Rows from a dataset of charts and code
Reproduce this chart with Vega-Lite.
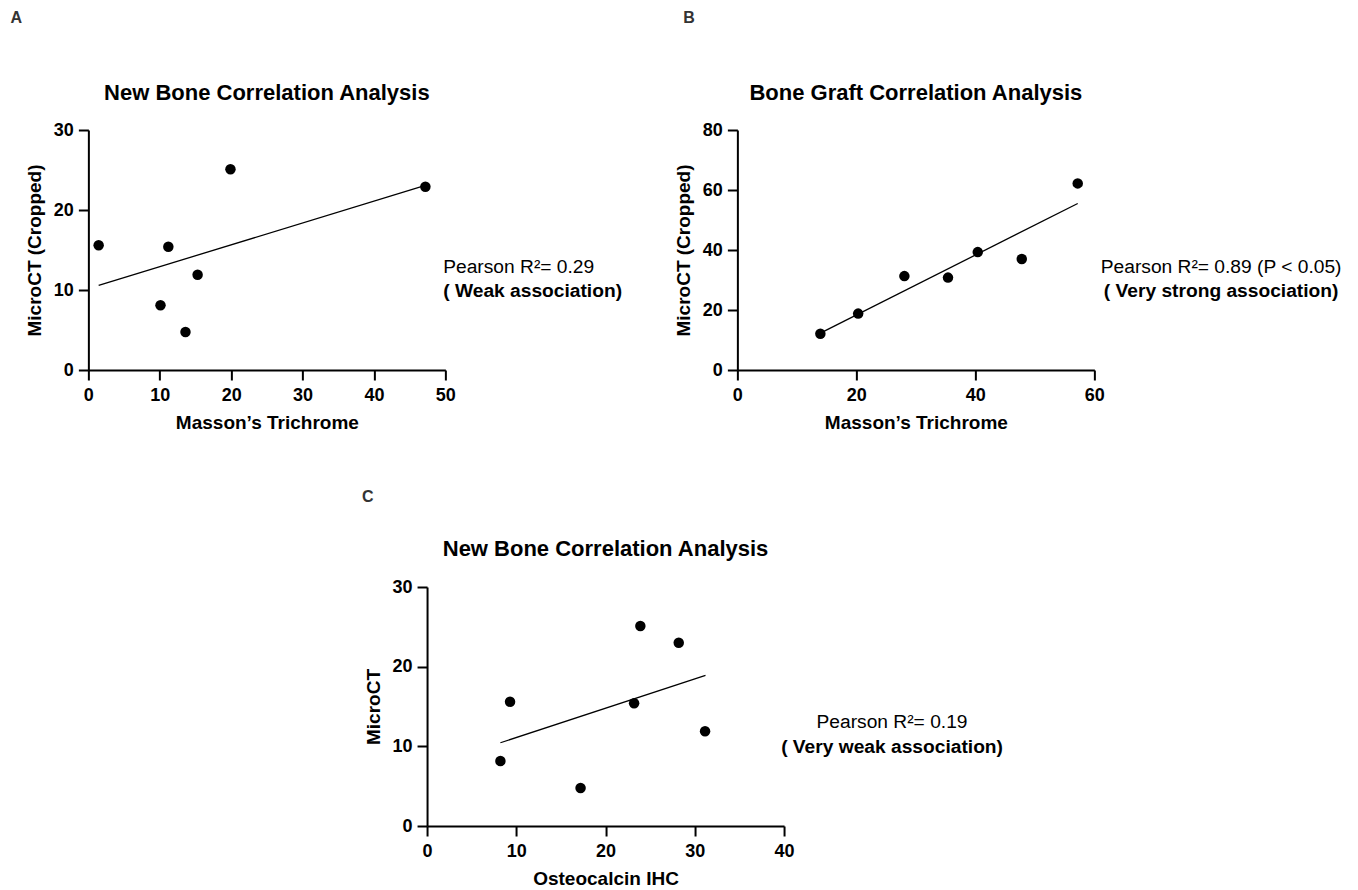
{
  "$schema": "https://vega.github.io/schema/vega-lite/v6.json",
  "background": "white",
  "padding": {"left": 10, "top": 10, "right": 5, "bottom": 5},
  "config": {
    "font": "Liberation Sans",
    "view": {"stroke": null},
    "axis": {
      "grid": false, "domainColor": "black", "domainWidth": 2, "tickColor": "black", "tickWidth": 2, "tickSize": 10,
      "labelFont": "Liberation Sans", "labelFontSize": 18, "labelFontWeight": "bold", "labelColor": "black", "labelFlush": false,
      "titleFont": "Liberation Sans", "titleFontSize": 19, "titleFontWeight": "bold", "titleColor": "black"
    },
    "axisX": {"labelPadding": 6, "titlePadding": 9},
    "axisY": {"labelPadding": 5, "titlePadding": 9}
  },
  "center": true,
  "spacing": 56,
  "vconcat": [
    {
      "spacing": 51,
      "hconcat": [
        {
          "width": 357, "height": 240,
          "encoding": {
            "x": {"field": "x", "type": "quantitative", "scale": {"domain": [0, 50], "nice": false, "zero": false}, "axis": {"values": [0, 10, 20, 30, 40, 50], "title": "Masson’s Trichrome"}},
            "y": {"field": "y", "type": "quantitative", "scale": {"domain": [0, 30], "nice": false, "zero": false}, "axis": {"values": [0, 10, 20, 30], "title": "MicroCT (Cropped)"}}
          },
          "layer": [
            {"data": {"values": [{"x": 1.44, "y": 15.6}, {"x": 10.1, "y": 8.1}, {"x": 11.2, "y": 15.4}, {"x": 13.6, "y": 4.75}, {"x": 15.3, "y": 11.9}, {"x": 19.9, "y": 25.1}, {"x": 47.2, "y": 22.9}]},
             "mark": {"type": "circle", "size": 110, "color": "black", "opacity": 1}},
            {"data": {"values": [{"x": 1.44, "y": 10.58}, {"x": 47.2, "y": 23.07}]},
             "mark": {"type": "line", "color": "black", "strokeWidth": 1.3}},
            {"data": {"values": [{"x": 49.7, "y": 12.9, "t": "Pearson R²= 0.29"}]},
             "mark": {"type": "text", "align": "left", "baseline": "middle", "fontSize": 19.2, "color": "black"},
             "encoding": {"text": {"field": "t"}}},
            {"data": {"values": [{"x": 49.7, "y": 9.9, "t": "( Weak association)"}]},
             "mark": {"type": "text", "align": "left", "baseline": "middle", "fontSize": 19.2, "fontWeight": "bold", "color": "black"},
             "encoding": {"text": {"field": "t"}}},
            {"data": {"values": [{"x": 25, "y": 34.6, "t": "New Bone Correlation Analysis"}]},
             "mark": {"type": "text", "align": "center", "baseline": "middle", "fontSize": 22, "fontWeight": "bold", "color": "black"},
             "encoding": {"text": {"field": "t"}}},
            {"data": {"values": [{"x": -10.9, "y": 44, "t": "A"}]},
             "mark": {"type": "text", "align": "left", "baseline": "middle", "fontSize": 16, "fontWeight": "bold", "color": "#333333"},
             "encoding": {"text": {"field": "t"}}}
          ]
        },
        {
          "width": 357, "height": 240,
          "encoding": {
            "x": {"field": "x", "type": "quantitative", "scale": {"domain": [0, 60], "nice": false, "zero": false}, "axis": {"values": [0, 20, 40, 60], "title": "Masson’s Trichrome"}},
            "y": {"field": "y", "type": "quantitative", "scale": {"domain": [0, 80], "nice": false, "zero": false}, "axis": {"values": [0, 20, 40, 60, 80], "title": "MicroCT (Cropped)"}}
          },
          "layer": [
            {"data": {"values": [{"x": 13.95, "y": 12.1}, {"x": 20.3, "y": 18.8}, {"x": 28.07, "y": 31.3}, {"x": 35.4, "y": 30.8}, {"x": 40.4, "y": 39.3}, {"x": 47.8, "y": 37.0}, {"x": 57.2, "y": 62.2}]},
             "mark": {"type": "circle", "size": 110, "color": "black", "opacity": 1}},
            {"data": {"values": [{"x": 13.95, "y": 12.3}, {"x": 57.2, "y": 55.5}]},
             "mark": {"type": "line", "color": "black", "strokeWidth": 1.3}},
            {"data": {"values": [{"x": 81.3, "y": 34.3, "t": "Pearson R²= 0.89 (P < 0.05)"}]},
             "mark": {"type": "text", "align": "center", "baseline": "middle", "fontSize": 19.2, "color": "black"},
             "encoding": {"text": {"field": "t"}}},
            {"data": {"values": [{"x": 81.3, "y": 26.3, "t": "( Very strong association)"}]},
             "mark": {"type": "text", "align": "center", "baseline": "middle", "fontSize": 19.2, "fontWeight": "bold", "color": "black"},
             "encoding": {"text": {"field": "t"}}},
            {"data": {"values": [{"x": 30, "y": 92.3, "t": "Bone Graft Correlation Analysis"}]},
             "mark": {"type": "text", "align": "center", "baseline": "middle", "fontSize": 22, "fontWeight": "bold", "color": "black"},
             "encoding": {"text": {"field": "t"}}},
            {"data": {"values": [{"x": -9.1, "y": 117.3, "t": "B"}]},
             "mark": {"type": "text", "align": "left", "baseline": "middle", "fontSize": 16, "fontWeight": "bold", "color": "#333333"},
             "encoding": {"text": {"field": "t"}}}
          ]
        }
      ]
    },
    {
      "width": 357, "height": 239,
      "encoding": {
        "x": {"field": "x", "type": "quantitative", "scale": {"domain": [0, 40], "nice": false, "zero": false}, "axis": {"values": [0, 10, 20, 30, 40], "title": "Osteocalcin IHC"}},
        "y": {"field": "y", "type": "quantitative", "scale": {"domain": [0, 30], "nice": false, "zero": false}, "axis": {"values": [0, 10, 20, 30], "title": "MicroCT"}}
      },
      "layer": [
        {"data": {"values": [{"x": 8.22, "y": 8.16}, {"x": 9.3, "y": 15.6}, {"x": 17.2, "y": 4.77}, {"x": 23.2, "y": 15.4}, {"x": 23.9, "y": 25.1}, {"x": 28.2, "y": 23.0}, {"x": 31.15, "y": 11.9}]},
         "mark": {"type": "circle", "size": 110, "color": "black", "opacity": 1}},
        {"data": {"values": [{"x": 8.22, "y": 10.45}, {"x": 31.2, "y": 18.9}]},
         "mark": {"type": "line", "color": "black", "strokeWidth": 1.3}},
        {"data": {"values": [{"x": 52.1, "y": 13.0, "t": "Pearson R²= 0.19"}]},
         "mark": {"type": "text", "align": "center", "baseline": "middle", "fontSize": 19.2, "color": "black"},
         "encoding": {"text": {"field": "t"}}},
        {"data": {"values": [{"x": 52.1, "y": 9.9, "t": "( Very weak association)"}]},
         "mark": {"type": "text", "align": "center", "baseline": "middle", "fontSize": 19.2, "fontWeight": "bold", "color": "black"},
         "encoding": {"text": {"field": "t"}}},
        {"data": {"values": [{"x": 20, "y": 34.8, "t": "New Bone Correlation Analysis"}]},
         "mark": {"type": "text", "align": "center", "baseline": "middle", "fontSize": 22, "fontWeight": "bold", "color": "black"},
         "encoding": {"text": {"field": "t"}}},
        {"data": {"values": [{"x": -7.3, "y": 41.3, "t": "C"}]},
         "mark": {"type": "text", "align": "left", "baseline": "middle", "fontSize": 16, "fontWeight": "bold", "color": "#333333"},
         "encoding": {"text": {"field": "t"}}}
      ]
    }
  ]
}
...
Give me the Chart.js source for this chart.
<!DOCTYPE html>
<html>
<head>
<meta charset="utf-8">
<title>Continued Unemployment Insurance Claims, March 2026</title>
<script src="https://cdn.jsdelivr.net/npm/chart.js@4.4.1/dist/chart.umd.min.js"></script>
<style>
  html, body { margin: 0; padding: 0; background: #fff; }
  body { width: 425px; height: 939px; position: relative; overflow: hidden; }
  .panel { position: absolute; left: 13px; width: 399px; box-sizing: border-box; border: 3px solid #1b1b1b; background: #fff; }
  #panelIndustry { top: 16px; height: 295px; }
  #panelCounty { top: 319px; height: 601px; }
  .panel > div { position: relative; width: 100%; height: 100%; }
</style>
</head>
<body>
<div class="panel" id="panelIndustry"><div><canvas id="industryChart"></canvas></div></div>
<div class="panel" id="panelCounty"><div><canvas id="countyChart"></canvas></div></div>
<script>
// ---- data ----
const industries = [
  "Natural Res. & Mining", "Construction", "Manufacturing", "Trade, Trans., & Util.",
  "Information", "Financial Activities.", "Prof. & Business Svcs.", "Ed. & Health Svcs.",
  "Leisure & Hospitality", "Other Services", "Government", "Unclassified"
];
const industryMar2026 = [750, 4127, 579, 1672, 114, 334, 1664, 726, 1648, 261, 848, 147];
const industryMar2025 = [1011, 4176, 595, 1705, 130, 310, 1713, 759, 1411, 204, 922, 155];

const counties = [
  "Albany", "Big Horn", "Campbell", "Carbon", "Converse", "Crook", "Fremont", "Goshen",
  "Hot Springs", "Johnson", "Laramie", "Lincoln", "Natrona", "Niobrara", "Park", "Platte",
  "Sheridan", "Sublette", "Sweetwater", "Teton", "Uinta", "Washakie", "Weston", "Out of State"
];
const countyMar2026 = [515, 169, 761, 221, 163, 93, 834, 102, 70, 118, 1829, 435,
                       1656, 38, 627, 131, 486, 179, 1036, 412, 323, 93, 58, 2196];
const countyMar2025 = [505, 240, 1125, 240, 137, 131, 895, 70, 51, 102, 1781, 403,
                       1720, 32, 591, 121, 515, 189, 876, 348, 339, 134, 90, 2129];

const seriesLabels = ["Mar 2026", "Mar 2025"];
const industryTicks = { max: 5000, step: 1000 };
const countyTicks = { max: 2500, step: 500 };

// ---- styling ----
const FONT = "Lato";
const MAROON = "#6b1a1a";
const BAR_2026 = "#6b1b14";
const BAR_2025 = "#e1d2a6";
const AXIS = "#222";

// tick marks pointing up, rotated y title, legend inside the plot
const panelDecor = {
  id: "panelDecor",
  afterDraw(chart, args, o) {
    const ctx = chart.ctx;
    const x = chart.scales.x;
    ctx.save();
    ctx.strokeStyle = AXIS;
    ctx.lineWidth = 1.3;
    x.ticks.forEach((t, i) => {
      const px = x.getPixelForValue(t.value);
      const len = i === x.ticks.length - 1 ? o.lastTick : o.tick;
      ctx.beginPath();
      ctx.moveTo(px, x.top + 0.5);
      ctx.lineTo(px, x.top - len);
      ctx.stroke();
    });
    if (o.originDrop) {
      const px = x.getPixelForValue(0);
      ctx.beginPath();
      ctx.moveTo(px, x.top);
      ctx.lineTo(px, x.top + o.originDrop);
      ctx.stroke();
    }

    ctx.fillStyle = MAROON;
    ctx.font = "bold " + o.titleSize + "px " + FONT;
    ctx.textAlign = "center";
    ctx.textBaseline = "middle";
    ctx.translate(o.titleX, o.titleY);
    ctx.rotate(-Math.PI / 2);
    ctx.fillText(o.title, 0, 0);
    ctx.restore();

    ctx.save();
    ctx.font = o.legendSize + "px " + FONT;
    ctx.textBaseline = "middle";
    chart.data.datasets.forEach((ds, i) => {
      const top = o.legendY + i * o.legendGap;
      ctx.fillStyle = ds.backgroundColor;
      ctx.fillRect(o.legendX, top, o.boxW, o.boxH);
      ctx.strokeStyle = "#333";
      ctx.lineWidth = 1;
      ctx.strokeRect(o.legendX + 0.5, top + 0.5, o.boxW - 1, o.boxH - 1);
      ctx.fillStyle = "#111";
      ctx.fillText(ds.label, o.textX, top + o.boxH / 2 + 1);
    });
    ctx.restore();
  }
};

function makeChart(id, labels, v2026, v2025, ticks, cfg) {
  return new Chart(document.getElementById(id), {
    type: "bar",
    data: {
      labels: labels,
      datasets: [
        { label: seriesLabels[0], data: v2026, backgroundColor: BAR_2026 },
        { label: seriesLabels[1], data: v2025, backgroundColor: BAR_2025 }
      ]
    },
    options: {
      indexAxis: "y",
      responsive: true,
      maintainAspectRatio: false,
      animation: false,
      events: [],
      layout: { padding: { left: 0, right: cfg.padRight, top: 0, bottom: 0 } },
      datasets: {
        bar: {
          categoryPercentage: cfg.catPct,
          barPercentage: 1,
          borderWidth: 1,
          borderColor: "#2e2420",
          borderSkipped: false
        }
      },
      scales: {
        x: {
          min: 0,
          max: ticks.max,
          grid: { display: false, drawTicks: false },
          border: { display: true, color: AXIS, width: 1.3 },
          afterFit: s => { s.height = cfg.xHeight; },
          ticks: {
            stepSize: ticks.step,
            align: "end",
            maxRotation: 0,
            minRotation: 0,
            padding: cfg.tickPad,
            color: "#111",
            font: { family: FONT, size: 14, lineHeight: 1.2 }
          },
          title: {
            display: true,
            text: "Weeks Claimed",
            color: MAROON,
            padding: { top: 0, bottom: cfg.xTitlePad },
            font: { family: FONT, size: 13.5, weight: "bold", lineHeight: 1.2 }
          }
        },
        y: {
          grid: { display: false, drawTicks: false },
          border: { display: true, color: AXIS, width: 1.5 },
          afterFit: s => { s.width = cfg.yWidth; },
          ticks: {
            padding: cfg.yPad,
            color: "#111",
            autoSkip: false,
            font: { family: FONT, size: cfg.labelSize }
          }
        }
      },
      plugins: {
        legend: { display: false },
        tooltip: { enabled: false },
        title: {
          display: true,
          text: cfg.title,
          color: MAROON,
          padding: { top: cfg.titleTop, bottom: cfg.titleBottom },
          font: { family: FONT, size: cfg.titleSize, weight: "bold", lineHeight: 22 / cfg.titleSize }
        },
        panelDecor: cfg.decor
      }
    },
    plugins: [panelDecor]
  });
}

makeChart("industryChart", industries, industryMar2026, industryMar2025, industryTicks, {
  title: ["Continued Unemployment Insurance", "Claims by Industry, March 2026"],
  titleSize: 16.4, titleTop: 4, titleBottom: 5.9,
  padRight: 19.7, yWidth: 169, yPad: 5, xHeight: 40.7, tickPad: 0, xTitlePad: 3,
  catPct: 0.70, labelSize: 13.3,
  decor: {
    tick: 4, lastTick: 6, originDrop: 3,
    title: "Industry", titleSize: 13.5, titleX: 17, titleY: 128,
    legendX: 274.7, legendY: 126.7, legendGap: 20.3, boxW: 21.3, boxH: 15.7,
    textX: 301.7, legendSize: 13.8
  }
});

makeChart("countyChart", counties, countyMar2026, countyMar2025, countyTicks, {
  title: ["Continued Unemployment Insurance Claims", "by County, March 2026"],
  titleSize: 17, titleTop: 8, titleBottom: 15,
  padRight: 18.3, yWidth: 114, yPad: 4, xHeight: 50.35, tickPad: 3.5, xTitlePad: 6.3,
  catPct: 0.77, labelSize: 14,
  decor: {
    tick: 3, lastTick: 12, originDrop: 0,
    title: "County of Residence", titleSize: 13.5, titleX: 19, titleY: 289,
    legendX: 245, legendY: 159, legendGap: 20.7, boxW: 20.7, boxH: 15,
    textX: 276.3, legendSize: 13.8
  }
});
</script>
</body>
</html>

- **Task**: Using the records above, copy every line that has the word "this" in it.

- **Task output**:
Reproduce this chart with Vega-Lite.
Give me the Chart.js source for this chart.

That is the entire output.